In a proceeding to probate a will in solemn form, the sole issue is devisavit vel non, that is,
whether the paper propounded is, or is not, the last will and testament of the deceased. Where a will is offered for probate, only three questions are for consideration: (a) the legal execution of the will; (b) the testamentary capacity of the testator; and (c) the presence or absence of undue influence, fraud, or mistake in the execution of the will.
Shaw v. Fehn, 196 Ga. 661, 665 (3) (27 SE2d 406) (1943). The probate court merely adjudicates the factum of the will and the superior court, on appeal, is likewise restricted in its jurisdiction. Thomas v.
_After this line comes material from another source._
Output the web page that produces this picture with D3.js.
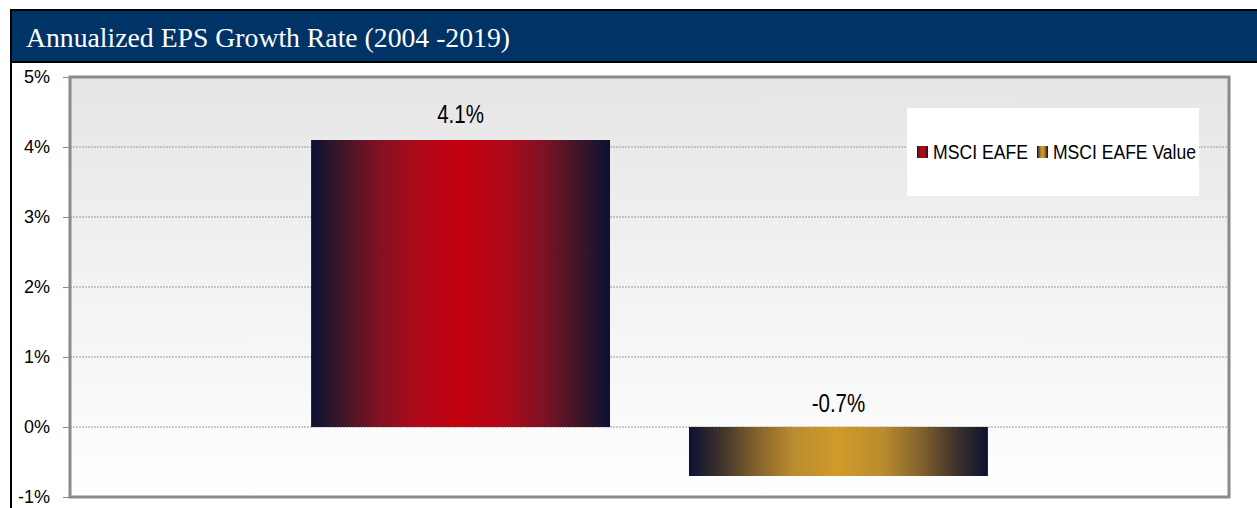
<!DOCTYPE html>
<html>
<head>
<meta charset="utf-8">
<script src="https://cdn.jsdelivr.net/npm/d3@7"></script>
<style>
  body { margin: 0; background: #fff; }
  svg { display: block; }
</style>
</head>
<body>
<svg id="chart" width="1257" height="508"></svg>
<script>
const title = "Annualized EPS Growth Rate (2004 -2019)";
const seriesNames = ["MSCI EAFE", "MSCI EAFE Value"];
const seriesValues = [4.1, -0.7];
const valueLabels = ["4.1%", "-0.7%"];
const yTicks = [-1, 0, 1, 2, 3, 4, 5];

const svg = d3.select("#chart");
const defs = svg.append("defs");

// plot area
const plot = { left: 70, right: 1229, top: 77, bottom: 497 };

// background gradient for the plot
const bg = defs.append("linearGradient").attr("id", "bgGrad")
  .attr("x1", 0).attr("y1", 0).attr("x2", 0).attr("y2", 1);
bg.append("stop").attr("offset", "0%").attr("stop-color", "#e6e6e6");
bg.append("stop").attr("offset", "100%").attr("stop-color", "#ffffff");

// bar gradients: dark edges, coloured middle
function barGradient(id, cols) {
  const g = defs.append("linearGradient").attr("id", id)
    .attr("x1", 0).attr("y1", 0).attr("x2", 1).attr("y2", 0);
  const offs = [0, 0.1, 0.22, 0.35, 0.5, 0.65, 0.78, 0.9, 1];
  const full = cols.concat(cols.slice(0, -1).reverse());
  offs.forEach((o, i) => g.append("stop").attr("offset", o).attr("stop-color", full[i]));
}
barGradient("redGrad", ["#0a1232", "#3c1628", "#7c1224", "#ae0a1a", "#c40010"]);
barGradient("goldGrad", ["#0a1232", "#3c302c", "#80602c", "#ba8c2e", "#d19a2a"]);
const fills = ["url(#redGrad)", "url(#goldGrad)"];

// title bar
svg.append("rect")
  .attr("x", 11).attr("y", 10).attr("width", 1250).attr("height", 52)
  .attr("fill", "#003366").attr("stroke", "#000").attr("stroke-width", 2);
svg.append("text")
  .attr("x", 26).attr("y", 47)
  .attr("font-family", "Liberation Serif, DejaVu Serif, serif")
  .attr("font-size", 28)
  .attr("textLength", 484).attr("lengthAdjust", "spacingAndGlyphs")
  .attr("fill", "#fff")
  .text(title);

// left black border
svg.append("line")
  .attr("x1", 11).attr("x2", 11).attr("y1", 10).attr("y2", 508)
  .attr("stroke", "#000").attr("stroke-width", 2);

const y = d3.scaleLinear().domain([-1, 5]).range([plot.bottom, plot.top]);
const x = d3.scaleBand().domain(seriesNames)
  .range([plot.left, plot.right]).paddingInner(0.209).paddingOuter(0.638);

svg.append("rect")
  .attr("x", plot.left).attr("y", plot.top)
  .attr("width", plot.right - plot.left).attr("height", plot.bottom - plot.top)
  .attr("fill", "url(#bgGrad)");

// gridlines
svg.append("g")
  .selectAll("line")
  .data(yTicks.filter(d => d > -1 && d < 5))
  .join("line")
  .attr("x1", plot.left).attr("x2", plot.right)
  .attr("y1", d => y(d)).attr("y2", d => y(d))
  .attr("stroke", "#9a9a9a").attr("stroke-width", 1)
  .attr("stroke-dasharray", "2,1");

// y axis
const yAxis = svg.append("g")
  .attr("transform", `translate(${plot.left},0)`)
  .call(d3.axisLeft(y).tickValues(yTicks).tickFormat(d => d + "%").tickSize(7).tickPadding(13));
yAxis.select(".domain").remove();
yAxis.selectAll(".tick line").attr("stroke", "#8a8a8a");
yAxis.selectAll(".tick text")
  .attr("font-family", "Liberation Sans, Arial, sans-serif")
  .attr("font-size", 18).attr("fill", "#000");

// bars
svg.append("g")
  .selectAll("rect")
  .data(seriesValues)
  .join("rect")
  .attr("x", (d, i) => x(seriesNames[i]))
  .attr("width", x.bandwidth())
  .attr("y", d => y(Math.max(0, d)))
  .attr("height", d => Math.abs(y(d) - y(0)))
  .attr("fill", (d, i) => fills[i]);

// value labels (narrow-looking, like the original)
svg.append("g")
  .selectAll("text")
  .data(seriesValues)
  .join("text")
  .attr("transform", (d, i) => {
    const cx = x(seriesNames[i]) + x.bandwidth() / 2;
    const cy = d >= 0 ? y(d) - 17 : y(0) - 15;
    return `translate(${cx},${cy}) scale(0.82,1)`;
  })
  .attr("text-anchor", "middle")
  .attr("font-family", "Liberation Sans, Arial, sans-serif")
  .attr("font-size", 25).attr("fill", "#000")
  .text((d, i) => valueLabels[i]);

// plot border
svg.append("rect")
  .attr("x", plot.left).attr("y", plot.top)
  .attr("width", plot.right - plot.left).attr("height", plot.bottom - plot.top)
  .attr("fill", "none").attr("stroke", "#8a8a8a").attr("stroke-width", 3);

// legend
const legend = svg.append("g");
legend.append("rect")
  .attr("x", 907).attr("y", 108).attr("width", 292).attr("height", 88)
  .attr("fill", "#fff");
const legendX = [917, 1037];
seriesNames.forEach((name, i) => {
  legend.append("rect")
    .attr("x", legendX[i]).attr("y", 146).attr("width", 11).attr("height", 12)
    .attr("fill", fills[i]);
  legend.append("text")
    .attr("x", legendX[i] + 16).attr("y", 159)
    .attr("font-family", "Liberation Sans, Arial, sans-serif")
    .attr("font-size", 19.5).attr("fill", "#000")
    .attr("textLength", i === 0 ? 95 : 143).attr("lengthAdjust", "spacingAndGlyphs")
    .text(name);
});
</script>
</body>
</html>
Roughton, 227 Ga. 127 (1) (179 SE2d 62) (1971). The effect of the invalidity of a bequest (or the ademption thereof) would be to render the bequest void, but not to invalidate the will and "it is no ground of caveat to the probate of a will that a devise to a particular person may be void." Shaw v. Fehn, supra; Reid v. Wilson, 208 Ga. 235 (2) (65 SE2d 913) (1951).
The caveators having stipulated to the validity of the will, there remained no valid grounds of caveat to the probate of the will and the trial court erred in not granting summary judgment to appellant. Appellees are not without a remedy; they may bring an action to challenge the validity of the Item V bequest, to claim its ademption and the estoppel of appellant in a separate proceeding. See Thomas v. Roughton, supra at (2).
Walters, Davis, Meeks & Pujadas, Thomas E. Pujadas, for appellee.
1  Appellees had filed a motion for summary judgment, contending. in addition to the grounds already asserted in their caveat, that appellant was estopped from claiming under the will by a reconciliation settlement agreement executed by appellant and the testator, and by his conveyance to her of real property pursuant thereto. The trial court also denied appellees' motion.
Sutton & Associates, Berrien L. Sutton, George A. Bessonette, Robert B. Sumner, for appellant.